Einige   Vorschläge   und   Anregungen,   die   in   der   7.   und   8.   Sitzung   der

Parlamentarischen Enquete-Kommission (“Die Reaktionen auf strafbares Verhalten
in Österreich, ihre Angemessenheit, ihre Effizienz, ihre Ausgewogenheit") zu Fragen
der Lebensmittelsicherheit vorgetragen wurden, haben dazu beigetragen, die
Strafbestimmungen des mittlerweile in Kraft getretenen Tierarzneimittelkontroll-
gesetzes (TAKG), BGBl. I Nr. 28/2001, so zu gestalten, dass sie den
Diskussionsergebnissen der Enquete-Kommission weitgehend entsprechen und in


das österreichische Strafrechtssystem passen. Mit diesem Gesetz wurde ein sehr
bedeutender Bereich, der bisher im Lebensmittelgesetz 1975 nicht ausreichend
definiert war, einer eingehenden Regelung unterzogen. Das Justizressort hat dazu
bereits einen umfangreichen Einführungserlass hinausgegeben; darüber hinaus
werden Richter und Staatsanwälte demnächst in speziellen Veranstaltungen von
Experten zur neuen Rechtslage informiert werden.

Zu 11:

Im Begutachtungsverfahren zur Novelle des Lebensmittelgesetzes 2000 hat sich das

Bundesministerium für Justiz dafür ausgesprochen, die verwaltungsstrafrechtliche
Verantwortlichkeit im LMG effizienter zu regeln. Neben einer Einschränkung der
Bestellbarkeit verantwortlicher Beauftragter gemäß § 9 VStG hat das
Bundesministerium für Justiz vorschlagen, im Verwaltungsstrafrecht das
Unternehmen als juristische Person zu etablieren. Wenn verschiedene
Verantwortliche, die nacheinander von demselben Unternehmen bestellt werden,
Gesetzesverstöße begehen, sollte dies dem Unternehmen zurechenbar sein. An
eine qualifizierte Wiederholung sollten entsprechende Rechtsfolgen geknüpft
werden.

Zu 14:

Gemäß   §   25a    LMG    hat   der   Gesundheitsminister   die   Bevölkerung    bei

entsprechender Gefährdung durch eine gesundheitsschädliche Ware in bestimmter
Art und Weise zu informieren. Der Vorschlag, dass diese Warnpflicht
Konsumentenorganisationen zugewiesen werden soll, wird nicht als zweckmäßig
erachtet. Sofern Konsumentenorganisationen aus eigener Anschauung
Informationen über gesundheitsschädliche Produkte haben, kann davon
ausgegangen werden, dass sie neben der Information der Behörden auch ohne
ausdrückliche Verankerung einer Warnpflicht die Bevölkerung informieren. Nicht
zuletzt wegen der im Zusammenhang mit den angesprochenen Informationen
auftretenden Haftungsfragen sollte diese Warnpflicht eine behördliche Aufgabe
bleiben.

Zu 15 und 16:

Mit     der     in     EvBI.     1988/28     veröffentlichten     Entscheidung     hat     der

Verfassungsgerichtshof den ersten Satz des § 48 LMG aufgehoben, in dem
angeordnet wurde, dass das Gericht jenen Bediensteten der


Lebensmitteluntersuchungsanstalt, dessen Befund oder Gutachten Grundlage des
Strafverfahrens war, als Sachverständigen zu bestellen hat. Die Beiziehung des
Anzeigegutachters im Strafverfahren ist jedoch nach wie vor zulässig und findet im
Regelfall auch statt. Werden Gegenproben in privaten Anstalten untersucht, wird
zumeist auch ein Vertreter dieser Anstalt zur Hauptverhandlung vorgeladen.

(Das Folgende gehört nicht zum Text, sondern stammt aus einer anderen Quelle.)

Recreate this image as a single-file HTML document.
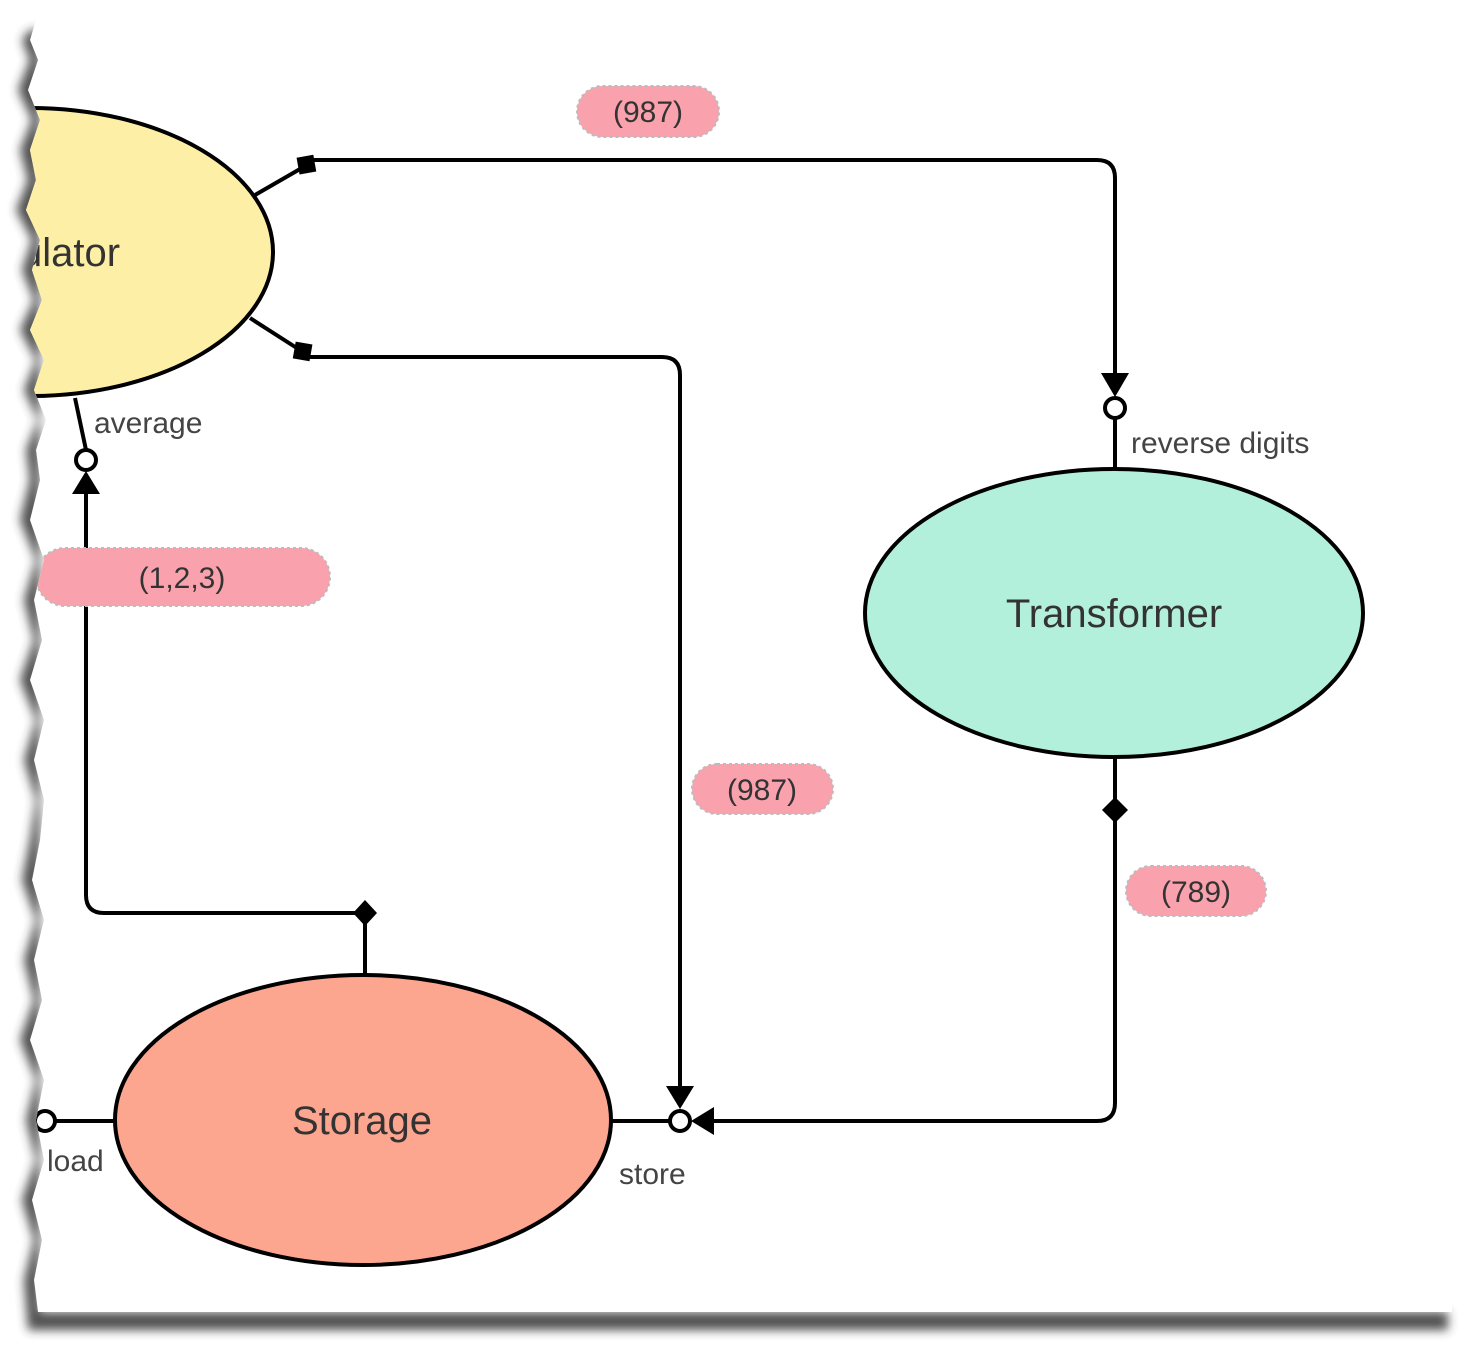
<!DOCTYPE html>
<html><head><meta charset="utf-8"><style>
html,body{margin:0;padding:0;background:#fff;}
svg{display:block;}
text{font-family:"Liberation Sans",sans-serif;}
</style></head><body>
<svg width="1472" height="1346" viewBox="0 0 1472 1346" xmlns="http://www.w3.org/2000/svg">
<defs>
<filter id="bl" x="-20%" y="-20%" width="140%" height="140%"><feGaussianBlur stdDeviation="5"/></filter>
<clipPath id="page"><path d="M36,20 L30,40 L38,60 L28,90 L40,120 L30,150 L36,180 L26,210 L40,240 L32,270 L42,300 L30,330 L44,360 L34,390 L46,420 L36,450 L40,480 L30,520 L44,560 L34,600 L42,640 L30,680 L44,720 L34,760 L44,800 L40,840 L32,880 L44,920 L34,960 L42,1000 L30,1040 L44,1080 L36,1120 L44,1160 L32,1200 L42,1240 L34,1280 L38,1312 L1452,1312 L1452,0 L36,0 Z"/></clipPath>
</defs>
<rect width="1472" height="1346" fill="#fff"/>
<!-- shadow -->
<g filter="url(#bl)" opacity="0.85">
<path d="M30,30 L22,40 L30,60 L18,90 L32,120 L20,150 L28,180 L16,210 L32,240 L22,270 L34,300 L20,330 L36,360 L24,390 L38,420 L26,450 L30,480 L20,520 L36,560 L24,600 L34,640 L20,680 L36,720 L24,760 L36,800 L30,840 L22,880 L36,920 L24,960 L34,1000 L20,1040 L36,1080 L26,1120 L36,1160 L22,1200 L34,1240 L24,1280 L28,1330 L1448,1330 L1448,1312 L40,1312 L40,30 Z" fill="#333"/>
</g>
<g clip-path="url(#page)">
<rect x="0" y="0" width="1472" height="1312" fill="#fff"/>
<!-- Calculator ellipse -->
<ellipse cx="30" cy="252" rx="243" ry="144" fill="#fdf0a6" stroke="#000" stroke-width="4"/>
<text x="20" y="266" font-size="40" fill="#333">ulator</text>
<!-- lines -->
<g stroke="#000" stroke-width="4" fill="none">
<path d="M255,195 L307,165"/>
<path d="M250,318 L303,352"/>
<path d="M307,160 L1097,160 Q1115,160 1115,178 L1115,380"/>
<path d="M303,357 L662,357 Q680,357 680,375 L680,1090"/>
<path d="M75,398 L86,450"/>
<path d="M365,975 L365,913 L104,913 Q86,913 86,895 L86,485"/>
<path d="M115,1121 L52,1121"/>
<path d="M611,1121 L670,1121"/>
<path d="M1115,468 L1115,418"/>
<path d="M1115,758 L1115,1103 Q1115,1121 1097,1121 L710,1121"/>
</g>
<!-- diamonds / squares -->
<rect x="298" y="156" width="17" height="17" fill="#000" transform="rotate(-10 307 165)"/>
<rect x="294" y="343" width="17" height="17" fill="#000" transform="rotate(10 303 352)"/>
<path d="M365,900 L377,913 L365,926 L353,913 Z" fill="#000"/>
<path d="M1115,797 L1128,810 L1115,823 L1102,810 Z" fill="#000"/>
<!-- arrows -->
<path d="M1101,373 L1129,373 L1115,397 Z" fill="#000"/>
<path d="M666,1086 L694,1086 L680,1109 Z" fill="#000"/>
<path d="M72,494 L100,494 L86,471 Z" fill="#000"/>
<path d="M714,1107 L714,1135 L691,1121 Z" fill="#000"/>
<!-- circles -->
<g fill="#fff" stroke="#000" stroke-width="4">
<circle cx="1115" cy="408" r="10"/>
<circle cx="86" cy="460" r="10"/>
<circle cx="680" cy="1121" r="10"/>
<circle cx="45" cy="1121" r="10"/>
</g>
<!-- Storage -->
<ellipse cx="363" cy="1120" rx="248" ry="145" fill="#fca690" stroke="#000" stroke-width="4"/>
<text x="362" y="1134" font-size="40" fill="#333" text-anchor="middle">Storage</text>
<!-- Transformer -->
<ellipse cx="1114" cy="613" rx="249" ry="144" fill="#b3f0db" stroke="#000" stroke-width="4"/>
<text x="1114" y="627" font-size="40" fill="#333" text-anchor="middle">Transformer</text>
<!-- port labels -->
<g font-size="30" fill="#444">
<text x="94" y="433">average</text>
<text x="1131" y="453">reverse digits</text>
<text x="47" y="1171">load</text>
<text x="619" y="1184">store</text>
</g>
<!-- pills -->
<g fill="#f9a2ad" stroke="#bbb" stroke-width="2" stroke-dasharray="3 3">
<rect x="577" y="86" width="142" height="51" rx="25.5"/>
<rect x="36" y="548" width="294" height="58" rx="29"/>
<rect x="692" y="764" width="141" height="50" rx="25"/>
<rect x="1126" y="866" width="140" height="50" rx="25"/>
</g>
<g font-size="30" fill="#333" text-anchor="middle">
<text x="648" y="122">(987)</text>
<text x="182" y="588">(1,2,3)</text>
<text x="762" y="800">(987)</text>
<text x="1196" y="902">(789)</text>
</g>
</g>
</svg>
</body></html>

In Anbetracht der enormen Anzahl der seit dieser Entscheidung des
Verfassungsgerichtshofes in Vollziehung des Lebensmittelgesetzes geführten
gerichtlichen Strafverfahren können die für die Beantwortung der Fragen 15. und 16.

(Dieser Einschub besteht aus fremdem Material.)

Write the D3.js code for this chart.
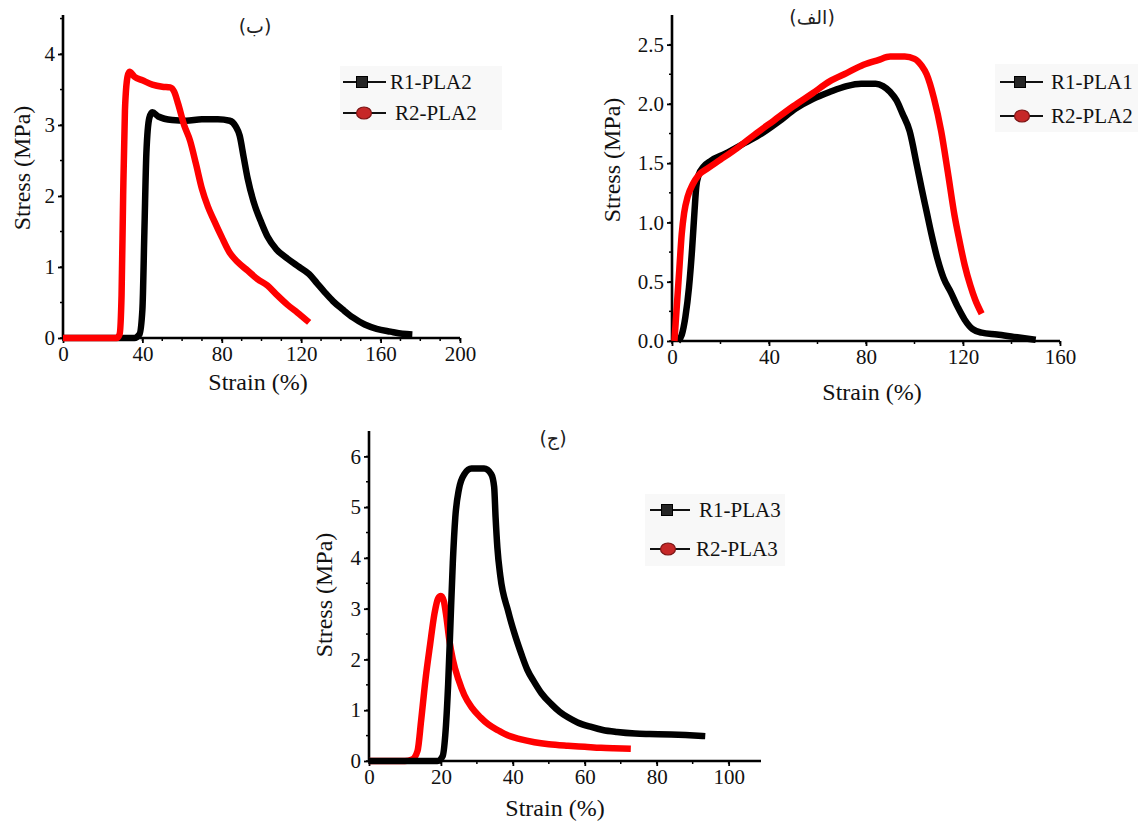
<!DOCTYPE html>
<html><head><meta charset="utf-8">
<script src="https://cdn.jsdelivr.net/npm/d3@7"></script>
<style>
html,body{margin:0;padding:0;background:#fff;}
svg{display:block;}
svg text{font-family:"Liberation Serif","Times New Roman",serif !important;}
svg text.ar{font-family:"DejaVu Sans",sans-serif !important;}
</style></head>
<body>
<script>
// ---------- DATA ----------
// Panel (ب): strain (%) vs stress (MPa)
const panelB_R1 = [[0,0],[36,0],[38.5,0.05],[40,0.4],[41,1.5],[42,2.6],[43.5,3.1],[45,3.18],[48,3.12],[55,3.07],[62,3.06],[70,3.08],[78,3.08],[84,3.06],[87,2.98],[89,2.85],[91,2.55],[93,2.25],[96,1.92],[100,1.62],[103,1.43],[107.5,1.25],[113,1.12],[119,1.0],[124,0.9],[128,0.77],[132,0.64],[136,0.52],[141,0.4],[146,0.29],[152,0.19],[158,0.13],[165,0.09],[171,0.06],[176,0.05]];
const panelB_R2 = [[0,0],[27,0],[28.5,0.05],[29.5,0.6],[30.3,2.0],[31.2,3.2],[32.5,3.68],[33.5,3.75],[36,3.68],[40,3.63],[45,3.57],[50,3.54],[54,3.53],[56,3.47],[58,3.3],[61,3.0],[64,2.78],[67,2.45],[70,2.1],[73,1.85],[76,1.66],[80,1.42],[84,1.2],[88,1.07],[93,0.95],[98,0.83],[103,0.74],[108,0.6],[113,0.47],[118,0.36],[124,0.22]];
// Panel (الف)
const panelA_R1 = [[2.5,0],[4,0.05],[5.5,0.2],[7,0.45],[8.3,0.78],[9.3,1.1],[10,1.3],[11,1.4],[13,1.47],[16,1.52],[22,1.58],[30,1.67],[37,1.75],[44,1.85],[51,1.96],[58,2.04],[65,2.1],[72,2.15],[78,2.17],[84,2.17],[87,2.15],[90,2.1],[92.6,2.03],[95,1.92],[98,1.77],[101,1.48],[103,1.28],[105,1.09],[107,0.9],[109.5,0.69],[112,0.53],[115,0.41],[118,0.28],[120.7,0.18],[124,0.1],[127.7,0.07],[134,0.055],[141,0.035],[150,0.01]];
const panelA_R2 = [[1,0],[2,0.3],[3,0.6],[4,0.9],[5,1.08],[6.5,1.22],[8.5,1.32],[11,1.4],[15,1.46],[20,1.53],[27,1.63],[34,1.74],[42,1.86],[50,1.98],[58,2.09],[65,2.19],[72,2.26],[79,2.33],[85,2.37],[90,2.4],[96,2.4],[100,2.38],[103,2.32],[105,2.25],[108,2.05],[111,1.77],[113.7,1.43],[116.5,1.06],[118.5,0.85],[120.7,0.64],[123,0.47],[125,0.35],[127.7,0.23]];
// Panel (ج)
const panelC_R1 = [[0,0],[19,0],[20.5,0.1],[21.2,0.5],[22,1.5],[22.7,2.8],[23.3,3.9],[24,4.8],[25,5.35],[26.5,5.65],[28.5,5.76],[32,5.76],[34,5.65],[34.8,5.4],[35.2,4.8],[35.7,4.2],[36.5,3.65],[38.7,2.95],[40.5,2.5],[42.4,2.1],[44,1.8],[46,1.55],[48,1.33],[50.7,1.12],[53,0.97],[55.3,0.86],[58,0.76],[61.8,0.67],[65,0.61],[69,0.57],[74,0.54],[78,0.53],[84,0.52],[88,0.51],[93.5,0.49]];
const panelC_R2 = [[0,0],[10,0],[12,0.03],[13.5,0.2],[14.5,0.8],[15.7,1.6],[17,2.3],[18.2,2.9],[19.2,3.2],[20,3.25],[20.8,3.15],[21.5,2.85],[22.3,2.4],[23.3,2.0],[24.9,1.6],[26.5,1.3],[28.6,1.05],[31,0.86],[33.2,0.72],[36,0.6],[38.7,0.5],[42,0.43],[46,0.37],[50,0.33],[55.3,0.3],[60,0.28],[64.5,0.26],[68,0.25],[72.8,0.24]];

// Tick values
const panelB_xTicks = [0,40,80,120,160,200];
const panelB_yTicks = [0,1,2,3,4];
const panelA_xTicks = [0,40,80,120,160];
const panelA_yTicks = [0,0.5,1.0,1.5,2.0,2.5];
const panelC_xTicks = [0,20,40,60,80,100];
const panelC_yTicks = [0,1,2,3,4,5,6];

// Labels
const panelTitles = ["(ب)","(الف)","(ج)"];
const panelB_legend = ["R1-PLA2","R2-PLA2"];
const panelA_legend = ["R1-PLA1","R2-PLA2"];
const panelC_legend = ["R1-PLA3","R2-PLA3"];
const xTitle = "Strain (%)";
const yTitle = "Stress (MPa)";

// ---------- DRAW ----------
const W = 1138, H = 821;
const svg = d3.select("body").append("svg").attr("width", W).attr("height", H);
const SERIF = "Liberation Serif";

function panel(cfg) {
  const x = d3.scaleLinear().domain(cfg.xDomain).range([cfg.left, cfg.right]);
  const y = d3.scaleLinear().domain(cfg.yDomain).range([cfg.bottom, cfg.top]);
  const g = svg.append("g");

  // faint legend background
  g.append("rect").attr("x", cfg.legend.bx).attr("y", cfg.legend.by)
    .attr("width", cfg.legend.bw).attr("height", cfg.legend.bh)
    .attr("fill", "#f8f8f8");

  // minor ticks
  const xMinor = d3.range(cfg.xDomain[0], cfg.xDomain[1] + 1e-9, cfg.xMinor);
  const yMinor = d3.range(0, cfg.yDomain[1], cfg.yMinor);
  g.selectAll(".xm").data(xMinor).join("line")
    .attr("x1", d => x(d)).attr("x2", d => x(d))
    .attr("y1", cfg.bottom).attr("y2", cfg.bottom + 3)
    .attr("stroke", "#000").attr("stroke-width", 1.5);
  g.selectAll(".ym").data(yMinor).join("line")
    .attr("x1", cfg.left - 3).attr("x2", cfg.left)
    .attr("y1", d => y(d)).attr("y2", d => y(d))
    .attr("stroke", "#000").attr("stroke-width", 1.5);

  const xAxis = g.append("g").attr("transform", `translate(0,${cfg.bottom})`)
    .call(d3.axisBottom(x).tickValues(cfg.xTicks).tickSize(5).tickPadding(3).tickSizeOuter(0).tickFormat(cfg.xFmt));
  const yAxis = g.append("g").attr("transform", `translate(${cfg.left},0)`)
    .call(d3.axisLeft(y).tickValues(cfg.yTicks).tickSize(5).tickPadding(cfg.yPad).tickSizeOuter(0).tickFormat(cfg.yFmt));
  [xAxis, yAxis].forEach(a => {
    a.attr("font-family", SERIF).attr("font-size", 21);
    a.select(".domain").attr("stroke", "#000").attr("stroke-width", 2.6);
    a.selectAll(".tick line").attr("stroke", "#000").attr("stroke-width", 1.8);
    a.selectAll(".tick text").attr("font-family", SERIF).attr("font-size", 21).attr("fill", "#111");
  });
  yAxis.select(".domain").attr("d", `M0,${cfg.bottom}V${cfg.top}`);
  xAxis.select(".domain").attr("d", `M${cfg.left},0H${cfg.right}`);

  // series lines
  const line = d3.line().x(d => x(d[0])).y(d => y(d[1])).curve(d3.curveMonotoneX);
  cfg.series.forEach(s => {
    g.append("path").datum(s.data).attr("d", line)
      .attr("fill", "none").attr("stroke", s.color).attr("stroke-width", 6.5)
      .attr("stroke-linejoin", "round").attr("stroke-linecap", "butt");
  });

  // axis titles
  g.append("text").attr("x", cfg.xTitle[0]).attr("y", cfg.xTitle[1])
    .attr("text-anchor", "middle").attr("font-family", SERIF).attr("font-size", 24)
    .attr("fill", "#111").text(xTitle);
  g.append("text").attr("transform", `translate(${cfg.yTitle[0]},${cfg.yTitle[1]}) rotate(-90)`)
    .attr("text-anchor", "middle").attr("font-family", SERIF).attr("font-size", 24)
    .attr("fill", "#111").text(yTitle);

  // panel title
  g.append("text").attr("class", "ar").attr("x", cfg.title[0]).attr("y", cfg.title[1])
    .attr("text-anchor", "middle").attr("font-size", 19).attr("fill", "#222").text(cfg.titleText);

  // legend
  const L = cfg.legend;
  cfg.legendNames.forEach((name, i) => {
    const ly = L.y[i];
    g.append("line").attr("x1", L.x1).attr("x2", L.x2).attr("y1", ly).attr("y2", ly)
      .attr("stroke", "#111").attr("stroke-width", 2);
    if (i === 0) {
      g.append("rect").attr("x", L.mx[i] - 5.5).attr("y", ly - 5.5).attr("width", 11).attr("height", 11)
        .attr("fill", "#262626").attr("stroke", "#000").attr("stroke-width", 1);
    } else {
      g.append("ellipse").attr("cx", L.mx[i]).attr("cy", ly).attr("rx", 7.5).attr("ry", 6)
        .attr("fill", "#c62828").attr("stroke", "#7a1414").attr("stroke-width", 1.2);
    }
    g.append("text").attr("x", L.tx[i]).attr("y", ly).attr("dy", "0.35em")
      .attr("font-family", SERIF).attr("font-size", 21).attr("fill", "#111").text(name);
  });
}

const f0 = d3.format("d"), f1 = d3.format(".1f");

panel({
  xDomain: [0, 200], yDomain: [0, 4.55], left: 63, right: 460, top: 15, bottom: 338,
  xTicks: panelB_xTicks, yTicks: panelB_yTicks, xMinor: 10, yMinor: 0.5, xFmt: f0, yFmt: f0, yPad: 3,
  series: [{data: panelB_R1, color: "#000"}, {data: panelB_R2, color: "#ff0000"}],
  xTitle: [258, 390], yTitle: [30, 168], title: [255, 33], titleText: panelTitles[0],
  legendNames: panelB_legend,
  legend: {bx: 340, by: 66, bw: 162, bh: 64, x1: 343, x2: 386, y: [82, 113], mx: [362, 364], tx: [390, 395]}
});

panel({
  xDomain: [0, 160], yDomain: [0, 2.75], left: 672, right: 1060, top: 15, bottom: 341,
  xTicks: panelA_xTicks, yTicks: panelA_yTicks, xMinor: 20, yMinor: 0.25, xFmt: f0, yFmt: f1, yPad: 3,
  series: [{data: panelA_R1, color: "#000"}, {data: panelA_R2, color: "#ff0000"}],
  xTitle: [872, 400], yTitle: [620, 160], title: [812, 24], titleText: panelTitles[1],
  legendNames: panelA_legend,
  legend: {bx: 995, by: 64, bw: 143, bh: 68, x1: 1000, x2: 1043, y: [82, 116], mx: [1020, 1022], tx: [1051, 1051]}
});

panel({
  xDomain: [0, 109], yDomain: [0, 6.5], left: 369, right: 761, top: 431, bottom: 761,
  xTicks: panelC_xTicks, yTicks: panelC_yTicks, xMinor: 10, yMinor: 0.5, xFmt: f0, yFmt: f0, yPad: 3,
  series: [{data: panelC_R2, color: "#ff0000"}, {data: panelC_R1, color: "#000"}],
  xTitle: [555, 816], yTitle: [332, 595], title: [553, 445], titleText: panelTitles[2],
  legendNames: panelC_legend,
  legend: {bx: 645, by: 494, bw: 140, bh: 72, x1: 650, x2: 690, y: [510, 549], mx: [667, 668], tx: [699, 696]}
});
</script>
</body></html>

erforderlichen Daten nicht mit vertretbaren Aufwand ermittelt werden. Da keine
statistischen Unterlagen vorliegen, müssten sämtliche bezughabenden
Gerichtsakten durchgesehen werden, um festzustellen, wieweit private Gutachten
auf das Ergebnis von Strafverfahren nach dem Lebensmittelgesetz Einfluss hatten.